--- Begin DATASET SECTION ---

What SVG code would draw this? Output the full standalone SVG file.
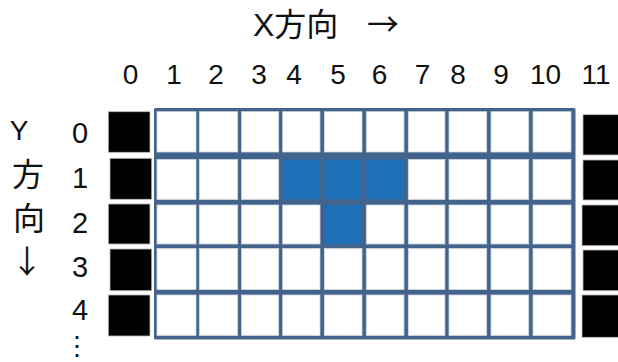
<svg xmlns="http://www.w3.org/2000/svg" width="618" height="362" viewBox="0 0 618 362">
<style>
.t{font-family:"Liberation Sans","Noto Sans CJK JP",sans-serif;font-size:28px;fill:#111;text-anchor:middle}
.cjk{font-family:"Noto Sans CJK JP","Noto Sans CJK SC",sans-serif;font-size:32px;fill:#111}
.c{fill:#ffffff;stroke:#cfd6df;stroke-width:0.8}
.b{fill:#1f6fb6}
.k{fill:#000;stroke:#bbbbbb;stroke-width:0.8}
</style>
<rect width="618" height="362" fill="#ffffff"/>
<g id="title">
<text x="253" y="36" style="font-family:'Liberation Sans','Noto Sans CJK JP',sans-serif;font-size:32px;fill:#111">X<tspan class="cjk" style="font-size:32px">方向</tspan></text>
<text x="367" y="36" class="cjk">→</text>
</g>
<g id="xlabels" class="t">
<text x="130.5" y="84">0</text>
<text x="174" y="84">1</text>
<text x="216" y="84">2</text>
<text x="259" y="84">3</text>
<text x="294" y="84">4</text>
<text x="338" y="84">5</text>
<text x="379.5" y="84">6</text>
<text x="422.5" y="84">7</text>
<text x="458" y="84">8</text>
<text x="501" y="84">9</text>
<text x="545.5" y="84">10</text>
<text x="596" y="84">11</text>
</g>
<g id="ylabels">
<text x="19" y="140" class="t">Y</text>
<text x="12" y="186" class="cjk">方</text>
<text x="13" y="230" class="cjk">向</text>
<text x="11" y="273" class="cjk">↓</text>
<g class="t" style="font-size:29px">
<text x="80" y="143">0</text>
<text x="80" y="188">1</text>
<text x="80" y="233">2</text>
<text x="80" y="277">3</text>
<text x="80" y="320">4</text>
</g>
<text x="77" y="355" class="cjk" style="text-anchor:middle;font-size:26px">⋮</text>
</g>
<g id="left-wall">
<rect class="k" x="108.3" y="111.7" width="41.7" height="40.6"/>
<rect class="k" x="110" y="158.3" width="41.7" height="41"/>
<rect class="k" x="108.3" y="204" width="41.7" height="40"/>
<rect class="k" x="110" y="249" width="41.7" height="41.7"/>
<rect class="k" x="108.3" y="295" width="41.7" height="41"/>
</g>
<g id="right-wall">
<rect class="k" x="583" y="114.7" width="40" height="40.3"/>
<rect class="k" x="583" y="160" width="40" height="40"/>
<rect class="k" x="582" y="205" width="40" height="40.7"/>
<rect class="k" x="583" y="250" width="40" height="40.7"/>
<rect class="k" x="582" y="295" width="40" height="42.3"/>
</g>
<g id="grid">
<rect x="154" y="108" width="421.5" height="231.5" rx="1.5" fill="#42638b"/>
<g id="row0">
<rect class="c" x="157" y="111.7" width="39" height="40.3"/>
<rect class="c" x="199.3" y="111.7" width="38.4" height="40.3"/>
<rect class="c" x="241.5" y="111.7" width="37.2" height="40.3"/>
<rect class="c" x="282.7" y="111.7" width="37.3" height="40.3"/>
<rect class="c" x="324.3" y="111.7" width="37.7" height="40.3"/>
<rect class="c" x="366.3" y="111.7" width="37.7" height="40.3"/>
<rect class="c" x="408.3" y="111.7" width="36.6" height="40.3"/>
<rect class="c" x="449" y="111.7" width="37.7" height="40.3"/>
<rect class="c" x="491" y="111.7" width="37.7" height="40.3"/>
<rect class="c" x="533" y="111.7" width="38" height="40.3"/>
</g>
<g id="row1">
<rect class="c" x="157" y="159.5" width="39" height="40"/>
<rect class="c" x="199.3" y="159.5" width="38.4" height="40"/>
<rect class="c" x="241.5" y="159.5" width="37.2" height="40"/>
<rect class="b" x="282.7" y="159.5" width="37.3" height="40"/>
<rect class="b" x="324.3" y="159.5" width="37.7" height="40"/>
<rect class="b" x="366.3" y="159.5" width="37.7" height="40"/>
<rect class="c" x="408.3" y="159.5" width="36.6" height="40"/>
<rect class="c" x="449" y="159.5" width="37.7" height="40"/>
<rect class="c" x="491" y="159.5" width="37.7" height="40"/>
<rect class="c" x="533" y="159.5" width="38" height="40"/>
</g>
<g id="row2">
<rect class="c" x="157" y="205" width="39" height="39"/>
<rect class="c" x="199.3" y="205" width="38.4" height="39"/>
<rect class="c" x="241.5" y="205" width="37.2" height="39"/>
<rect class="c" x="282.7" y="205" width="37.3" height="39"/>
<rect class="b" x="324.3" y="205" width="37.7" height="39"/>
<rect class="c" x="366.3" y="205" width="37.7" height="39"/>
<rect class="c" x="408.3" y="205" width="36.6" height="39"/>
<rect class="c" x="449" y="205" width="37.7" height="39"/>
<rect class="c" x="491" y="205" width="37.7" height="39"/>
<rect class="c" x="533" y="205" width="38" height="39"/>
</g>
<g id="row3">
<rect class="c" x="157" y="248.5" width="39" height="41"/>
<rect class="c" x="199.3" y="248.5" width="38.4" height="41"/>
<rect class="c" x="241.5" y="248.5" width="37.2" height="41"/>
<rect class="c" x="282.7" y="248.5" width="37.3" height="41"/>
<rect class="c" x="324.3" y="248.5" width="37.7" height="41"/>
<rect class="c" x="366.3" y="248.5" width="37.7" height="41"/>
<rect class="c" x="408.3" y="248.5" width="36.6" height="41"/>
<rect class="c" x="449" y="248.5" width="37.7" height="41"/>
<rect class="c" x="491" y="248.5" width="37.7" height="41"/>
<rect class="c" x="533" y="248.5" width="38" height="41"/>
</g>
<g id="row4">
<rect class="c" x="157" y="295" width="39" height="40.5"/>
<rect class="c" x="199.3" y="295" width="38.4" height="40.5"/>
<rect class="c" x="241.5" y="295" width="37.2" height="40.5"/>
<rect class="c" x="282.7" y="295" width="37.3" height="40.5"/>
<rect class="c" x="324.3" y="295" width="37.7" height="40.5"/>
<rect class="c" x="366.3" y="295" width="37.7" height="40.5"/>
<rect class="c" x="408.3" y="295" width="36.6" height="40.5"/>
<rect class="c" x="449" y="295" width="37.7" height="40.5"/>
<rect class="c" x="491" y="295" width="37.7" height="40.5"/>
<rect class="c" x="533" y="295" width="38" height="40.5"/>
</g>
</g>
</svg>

--- End DATASET SECTION ---

§ GIVEN REQUEST: Repeat the data exactly, excluding the pictures.

§ WRITTEN RESPONSE:
What SVG code would draw this? Output the full standalone SVG file.
<svg xmlns="http://www.w3.org/2000/svg" width="618" height="362" viewBox="0 0 618 362">
<style>
.t{font-family:"Liberation Sans","Noto Sans CJK JP",sans-serif;font-size:28px;fill:#111;text-anchor:middle}
.cjk{font-family:"Noto Sans CJK JP","Noto Sans CJK SC",sans-serif;font-size:32px;fill:#111}
.c{fill:#ffffff;stroke:#cfd6df;stroke-width:0.8}
.b{fill:#1f6fb6}
.k{fill:#000;stroke:#bbbbbb;stroke-width:0.8}
</style>
<rect width="618" height="362" fill="#ffffff"/>
<g id="title">
<text x="253" y="36" style="font-family:'Liberation Sans','Noto Sans CJK JP',sans-serif;font-size:32px;fill:#111">X<tspan class="cjk" style="font-size:32px">方向</tspan></text>
<text x="367" y="36" class="cjk">→</text>
</g>
<g id="xlabels" class="t">
<text x="130.5" y="84">0</text>
<text x="174" y="84">1</text>
<text x="216" y="84">2</text>
<text x="259" y="84">3</text>
<text x="294" y="84">4</text>
<text x="338" y="84">5</text>
<text x="379.5" y="84">6</text>
<text x="422.5" y="84">7</text>
<text x="458" y="84">8</text>
<text x="501" y="84">9</text>
<text x="545.5" y="84">10</text>
<text x="596" y="84">11</text>
</g>
<g id="ylabels">
<text x="19" y="140" class="t">Y</text>
<text x="12" y="186" class="cjk">方</text>
<text x="13" y="230" class="cjk">向</text>
<text x="11" y="273" class="cjk">↓</text>
<g class="t" style="font-size:29px">
<text x="80" y="143">0</text>
<text x="80" y="188">1</text>
<text x="80" y="233">2</text>
<text x="80" y="277">3</text>
<text x="80" y="320">4</text>
</g>
<text x="77" y="355" class="cjk" style="text-anchor:middle;font-size:26px">⋮</text>
</g>
<g id="left-wall">
<rect class="k" x="108.3" y="111.7" width="41.7" height="40.6"/>
<rect class="k" x="110" y="158.3" width="41.7" height="41"/>
<rect class="k" x="108.3" y="204" width="41.7" height="40"/>
<rect class="k" x="110" y="249" width="41.7" height="41.7"/>
<rect class="k" x="108.3" y="295" width="41.7" height="41"/>
</g>
<g id="right-wall">
<rect class="k" x="583" y="114.7" width="40" height="40.3"/>
<rect class="k" x="583" y="160" width="40" height="40"/>
<rect class="k" x="582" y="205" width="40" height="40.7"/>
<rect class="k" x="583" y="250" width="40" height="40.7"/>
<rect class="k" x="582" y="295" width="40" height="42.3"/>
</g>
<g id="grid">
<rect x="154" y="108" width="421.5" height="231.5" rx="1.5" fill="#42638b"/>
<g id="row0">
<rect class="c" x="157" y="111.7" width="39" height="40.3"/>
<rect class="c" x="199.3" y="111.7" width="38.4" height="40.3"/>
<rect class="c" x="241.5" y="111.7" width="37.2" height="40.3"/>
<rect class="c" x="282.7" y="111.7" width="37.3" height="40.3"/>
<rect class="c" x="324.3" y="111.7" width="37.7" height="40.3"/>
<rect class="c" x="366.3" y="111.7" width="37.7" height="40.3"/>
<rect class="c" x="408.3" y="111.7" width="36.6" height="40.3"/>
<rect class="c" x="449" y="111.7" width="37.7" height="40.3"/>
<rect class="c" x="491" y="111.7" width="37.7" height="40.3"/>
<rect class="c" x="533" y="111.7" width="38" height="40.3"/>
</g>
<g id="row1">
<rect class="c" x="157" y="159.5" width="39" height="40"/>
<rect class="c" x="199.3" y="159.5" width="38.4" height="40"/>
<rect class="c" x="241.5" y="159.5" width="37.2" height="40"/>
<rect class="b" x="282.7" y="159.5" width="37.3" height="40"/>
<rect class="b" x="324.3" y="159.5" width="37.7" height="40"/>
<rect class="b" x="366.3" y="159.5" width="37.7" height="40"/>
<rect class="c" x="408.3" y="159.5" width="36.6" height="40"/>
<rect class="c" x="449" y="159.5" width="37.7" height="40"/>
<rect class="c" x="491" y="159.5" width="37.7" height="40"/>
<rect class="c" x="533" y="159.5" width="38" height="40"/>
</g>
<g id="row2">
<rect class="c" x="157" y="205" width="39" height="39"/>
<rect class="c" x="199.3" y="205" width="38.4" height="39"/>
<rect class="c" x="241.5" y="205" width="37.2" height="39"/>
<rect class="c" x="282.7" y="205" width="37.3" height="39"/>
<rect class="b" x="324.3" y="205" width="37.7" height="39"/>
<rect class="c" x="366.3" y="205" width="37.7" height="39"/>
<rect class="c" x="408.3" y="205" width="36.6" height="39"/>
<rect class="c" x="449" y="205" width="37.7" height="39"/>
<rect class="c" x="491" y="205" width="37.7" height="39"/>
<rect class="c" x="533" y="205" width="38" height="39"/>
</g>
<g id="row3">
<rect class="c" x="157" y="248.5" width="39" height="41"/>
<rect class="c" x="199.3" y="248.5" width="38.4" height="41"/>
<rect class="c" x="241.5" y="248.5" width="37.2" height="41"/>
<rect class="c" x="282.7" y="248.5" width="37.3" height="41"/>
<rect class="c" x="324.3" y="248.5" width="37.7" height="41"/>
<rect class="c" x="366.3" y="248.5" width="37.7" height="41"/>
<rect class="c" x="408.3" y="248.5" width="36.6" height="41"/>
<rect class="c" x="449" y="248.5" width="37.7" height="41"/>
<rect class="c" x="491" y="248.5" width="37.7" height="41"/>
<rect class="c" x="533" y="248.5" width="38" height="41"/>
</g>
<g id="row4">
<rect class="c" x="157" y="295" width="39" height="40.5"/>
<rect class="c" x="199.3" y="295" width="38.4" height="40.5"/>
<rect class="c" x="241.5" y="295" width="37.2" height="40.5"/>
<rect class="c" x="282.7" y="295" width="37.3" height="40.5"/>
<rect class="c" x="324.3" y="295" width="37.7" height="40.5"/>
<rect class="c" x="366.3" y="295" width="37.7" height="40.5"/>
<rect class="c" x="408.3" y="295" width="36.6" height="40.5"/>
<rect class="c" x="449" y="295" width="37.7" height="40.5"/>
<rect class="c" x="491" y="295" width="37.7" height="40.5"/>
<rect class="c" x="533" y="295" width="38" height="40.5"/>
</g>
</g>
</svg>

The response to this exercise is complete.